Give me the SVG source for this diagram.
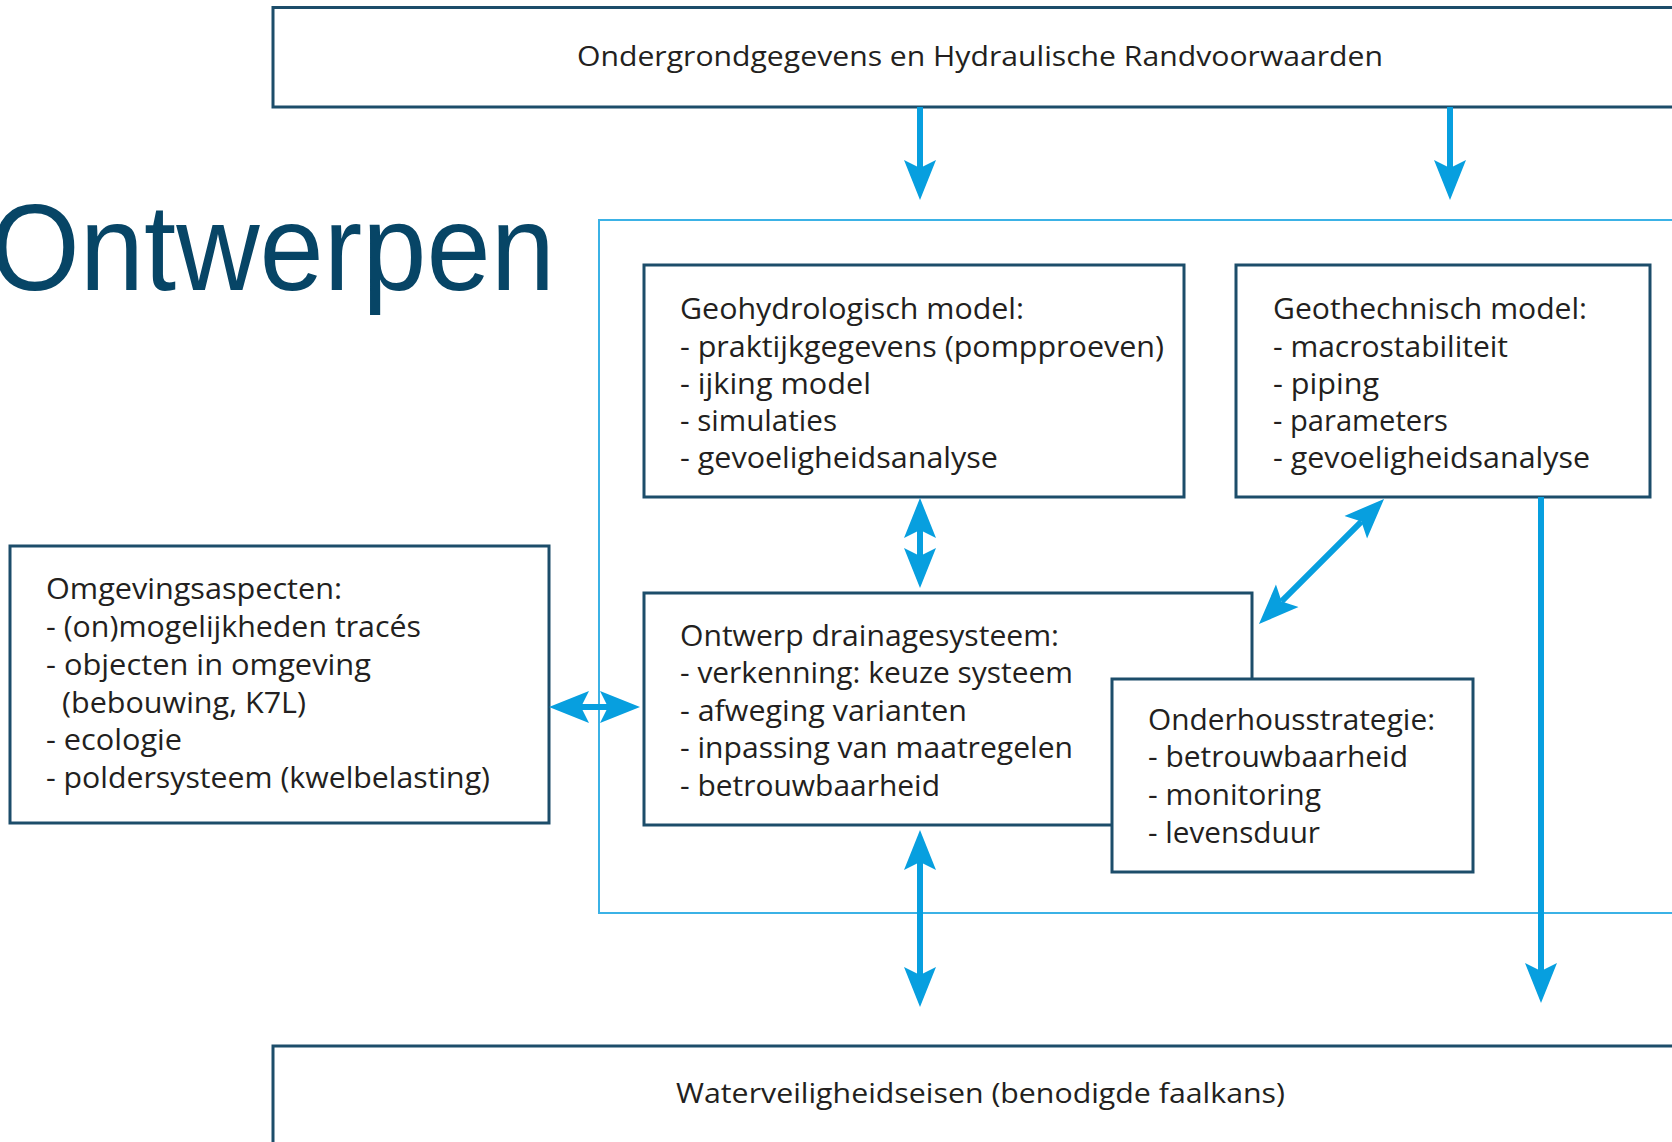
<svg xmlns="http://www.w3.org/2000/svg" width="1672" height="1142" viewBox="0 0 1672 1142">
  <style>
    .box { fill: #ffffff; stroke: #1c4d6a; stroke-width: 3; }
    .frame { fill: none; stroke: #3bb2e6; stroke-width: 2; }
    .txt { font-family: "Open Sans", "Noto Sans", sans-serif; font-size: 30px; fill: #231f20; }
    .lbl { font-family: "Open Sans", "Noto Sans", sans-serif; font-size: 28px; fill: #231f20; }
    .title { font-family: "Liberation Sans", Arial, sans-serif; font-size: 122px; fill: #074566; }
    .arrow { fill: none; stroke: #079fdf; stroke-width: 6; }
  </style>
  <defs>
    <marker id="head" viewBox="0 -20 44 40" markerWidth="44" markerHeight="40" refX="8" refY="0" markerUnits="userSpaceOnUse" orient="auto-start-reverse">
      <path d="M0,-16 L40,0 L0,16 L8,0 Z" fill="#079fdf"/>
    </marker>
  </defs>

  <rect width="1672" height="1142" fill="#ffffff"/>

  <!-- title -->
  <text class="title" x="-10" y="290" textLength="565" lengthAdjust="spacingAndGlyphs">Ontwerpen</text>

  <!-- light blue frame around the design boxes -->
  <rect class="frame" x="599" y="220" width="1110" height="693"/>

  <g id="node-ondergrond">
    <rect class="box" x="273" y="7.5" width="1430" height="99.5"/>
    <text class="lbl" x="577" y="66" textLength="806" lengthAdjust="spacingAndGlyphs">Ondergrondgegevens en Hydraulische Randvoorwaarden</text>
  </g>

  <g id="node-geohydrologisch">
    <rect class="box" x="644" y="265" width="540" height="232"/>
    <text class="txt" x="680" y="319" textLength="344" lengthAdjust="spacingAndGlyphs">Geohydrologisch model:</text>
    <text class="txt" x="680" y="356.5" textLength="484" lengthAdjust="spacingAndGlyphs">- praktijkgegevens (pompproeven)</text>
    <text class="txt" x="680" y="394" textLength="191" lengthAdjust="spacingAndGlyphs">- ijking model</text>
    <text class="txt" x="680" y="431" textLength="157" lengthAdjust="spacingAndGlyphs">- simulaties</text>
    <text class="txt" x="680" y="468" textLength="318" lengthAdjust="spacingAndGlyphs">- gevoeligheidsanalyse</text>
  </g>

  <g id="node-geotechnisch">
    <rect class="box" x="1236" y="265" width="414" height="232"/>
    <text class="txt" x="1273" y="319" textLength="314" lengthAdjust="spacingAndGlyphs">Geothechnisch model:</text>
    <text class="txt" x="1273" y="356.5" textLength="235" lengthAdjust="spacingAndGlyphs">- macrostabiliteit</text>
    <text class="txt" x="1273" y="394" textLength="106" lengthAdjust="spacingAndGlyphs">- piping</text>
    <text class="txt" x="1273" y="431" textLength="175" lengthAdjust="spacingAndGlyphs">- parameters</text>
    <text class="txt" x="1273" y="468" textLength="317" lengthAdjust="spacingAndGlyphs">- gevoeligheidsanalyse</text>
  </g>

  <g id="node-omgeving">
    <rect class="box" x="10" y="546" width="539" height="277"/>
    <text class="txt" x="46" y="599" textLength="296" lengthAdjust="spacingAndGlyphs">Omgevingsaspecten:</text>
    <text class="txt" x="46" y="637" textLength="375" lengthAdjust="spacingAndGlyphs">- (on)mogelijkheden tracés</text>
    <text class="txt" x="46" y="675" textLength="325" lengthAdjust="spacingAndGlyphs">- objecten in omgeving</text>
    <text class="txt" x="62" y="713" textLength="244" lengthAdjust="spacingAndGlyphs">(bebouwing, K7L)</text>
    <text class="txt" x="46" y="750" textLength="136" lengthAdjust="spacingAndGlyphs">- ecologie</text>
    <text class="txt" x="46" y="788" textLength="444" lengthAdjust="spacingAndGlyphs">- poldersysteem (kwelbelasting)</text>
  </g>

  <g id="node-ontwerp">
    <rect class="box" x="644" y="593" width="608" height="232"/>
    <text class="txt" x="680" y="646" textLength="379" lengthAdjust="spacingAndGlyphs">Ontwerp drainagesysteem:</text>
    <text class="txt" x="680" y="683" textLength="393" lengthAdjust="spacingAndGlyphs">- verkenning: keuze systeem</text>
    <text class="txt" x="680" y="721" textLength="287" lengthAdjust="spacingAndGlyphs">- afweging varianten</text>
    <text class="txt" x="680" y="758" textLength="393" lengthAdjust="spacingAndGlyphs">- inpassing van maatregelen</text>
    <text class="txt" x="680" y="796" textLength="260" lengthAdjust="spacingAndGlyphs">- betrouwbaarheid</text>
  </g>

  <g id="node-onderhoud">
    <rect class="box" x="1112" y="679" width="361" height="193"/>
    <text class="txt" x="1148" y="730" textLength="287" lengthAdjust="spacingAndGlyphs">Onderhousstrategie:</text>
    <text class="txt" x="1148" y="767" textLength="260" lengthAdjust="spacingAndGlyphs">- betrouwbaarheid</text>
    <text class="txt" x="1148" y="805" textLength="173" lengthAdjust="spacingAndGlyphs">- monitoring</text>
    <text class="txt" x="1148" y="843" textLength="172" lengthAdjust="spacingAndGlyphs">- levensduur</text>
  </g>

  <g id="node-waterveiligheid">
    <rect class="box" x="273" y="1046" width="1430" height="120"/>
    <text class="lbl" x="676" y="1103" textLength="609" lengthAdjust="spacingAndGlyphs">Waterveiligheidseisen (benodigde faalkans)</text>
  </g>

  <g id="connectors">
    <!-- inputs from the top box -->
    <line class="arrow" x1="920" y1="107" x2="920" y2="168" marker-end="url(#head)"/>
    <line class="arrow" x1="1450" y1="107" x2="1450" y2="168" marker-end="url(#head)"/>
    <!-- geohydrologisch <-> ontwerp -->
    <line class="arrow" x1="920" y1="530" x2="920" y2="556" marker-start="url(#head)" marker-end="url(#head)"/>
    <!-- geotechnisch <-> ontwerp -->
    <line class="arrow" x1="1361.4" y1="521.6" x2="1281.6" y2="601.4" marker-start="url(#head)" marker-end="url(#head)"/>
    <!-- omgeving <-> ontwerp -->
    <line class="arrow" x1="581" y1="707" x2="608" y2="707" marker-start="url(#head)" marker-end="url(#head)"/>
    <!-- ontwerp <-> waterveiligheid -->
    <line class="arrow" x1="920" y1="862" x2="920" y2="975" marker-start="url(#head)" marker-end="url(#head)"/>
    <!-- geotechnisch -> waterveiligheid -->
    <line class="arrow" x1="1541" y1="497" x2="1541" y2="971" marker-end="url(#head)"/>
  </g>
</svg>
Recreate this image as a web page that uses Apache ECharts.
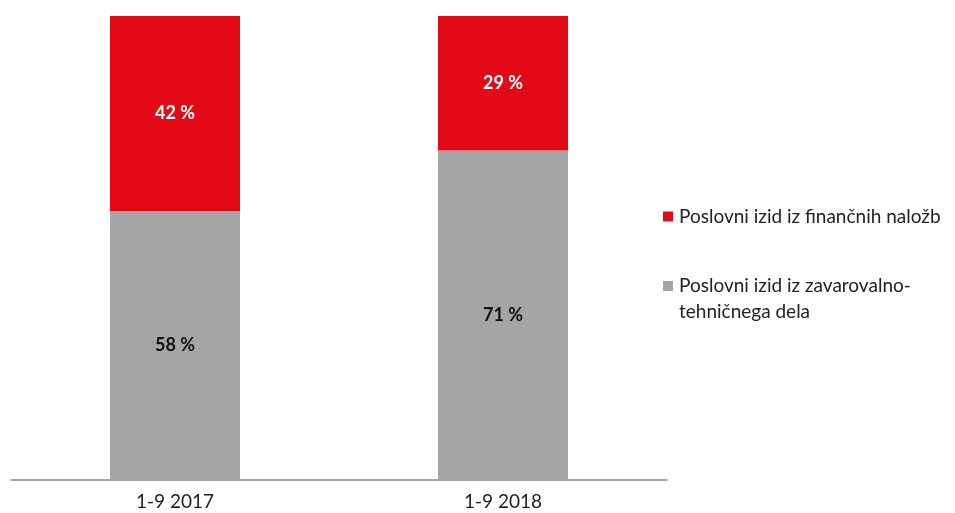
<!DOCTYPE html>
<html><head><meta charset="utf-8">
<script src="https://cdn.jsdelivr.net/npm/echarts@6/dist/echarts.min.js"></script>
<style>html,body{margin:0;padding:0;background:#fff}#c{width:955px;height:513px}</style>
</head><body><div id="c"></div>
<script>
var categories = ['1-9 2017', '1-9 2018'];
var seriesNames = ['Poslovni izid iz zavarovalno-tehničnega dela', 'Poslovni izid iz finančnih naložb'];
var technical = [58, 71];
var financial = [42, 29];

var FONT = 'Lato, "Open Sans", sans-serif';
var chart = echarts.init(document.getElementById('c'));
chart.setOption({
  animation: false,
  grid: {left: 11, right: 288, top: 16, bottom: 33},
  xAxis: {
    type: 'category', data: categories,
    axisLine: {lineStyle: {color: '#8c8c8c', width: 1.5}},
    axisTick: {show: false},
    axisLabel: {color: '#222', fontSize: 19, fontFamily: FONT, margin: 12}
  },
  yAxis: {type: 'value', min: 0, max: 100, show: false, splitLine: {show: false}},
  legend: [{
    orient: 'vertical', left: 658, top: 202,
    data: [seriesNames[1]], icon: 'rect', itemWidth: 10, itemHeight: 10, itemGap: 6,
    textStyle: {fontSize: 19, fontFamily: FONT, color: '#222', padding: [0, 0, 0, 1]}
  }, {
    orient: 'vertical', left: 658, top: 242,
    data: [seriesNames[0]], icon: 'rect', itemWidth: 10, itemHeight: 10,
    formatter: function () { return '\nPoslovni izid iz zavarovalno-\ntehničnega dela'; },
    textStyle: {fontSize: 19, lineHeight: 26, fontFamily: FONT, color: '#222', padding: [0, 0, 0, 1]}
  }],
  series: [{
    name: seriesNames[0], type: 'bar', stack: 's', data: technical, barWidth: 130,
    itemStyle: {color: '#a5a5a5'},
    label: {show: true, position: 'inside', formatter: '{c} %', color: '#111', fontWeight: 'bold', fontSize: 18, fontFamily: FONT}
  }, {
    name: seriesNames[1], type: 'bar', stack: 's', data: financial, barWidth: 130,
    itemStyle: {color: '#e20a17'},
    label: {show: true, position: 'inside', formatter: '{c} %', color: '#fff', fontWeight: 'bold', fontSize: 18, fontFamily: FONT}
  }]
});
</script></body></html>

---

_What the task requires_: Skip the pictures. Set down only the lines from the one containing "Recreate this image" through the one containing "var financial = [42, 29];", exactly as they appear, ends included.

_Task response_:
Recreate this image as a web page that uses Apache ECharts.
<!DOCTYPE html>
<html><head><meta charset="utf-8">
<script src="https://cdn.jsdelivr.net/npm/echarts@6/dist/echarts.min.js"></script>
<style>html,body{margin:0;padding:0;background:#fff}#c{width:955px;height:513px}</style>
</head><body><div id="c"></div>
<script>
var categories = ['1-9 2017', '1-9 2018'];
var seriesNames = ['Poslovni izid iz zavarovalno-tehničnega dela', 'Poslovni izid iz finančnih naložb'];
var technical = [58, 71];
var financial = [42, 29];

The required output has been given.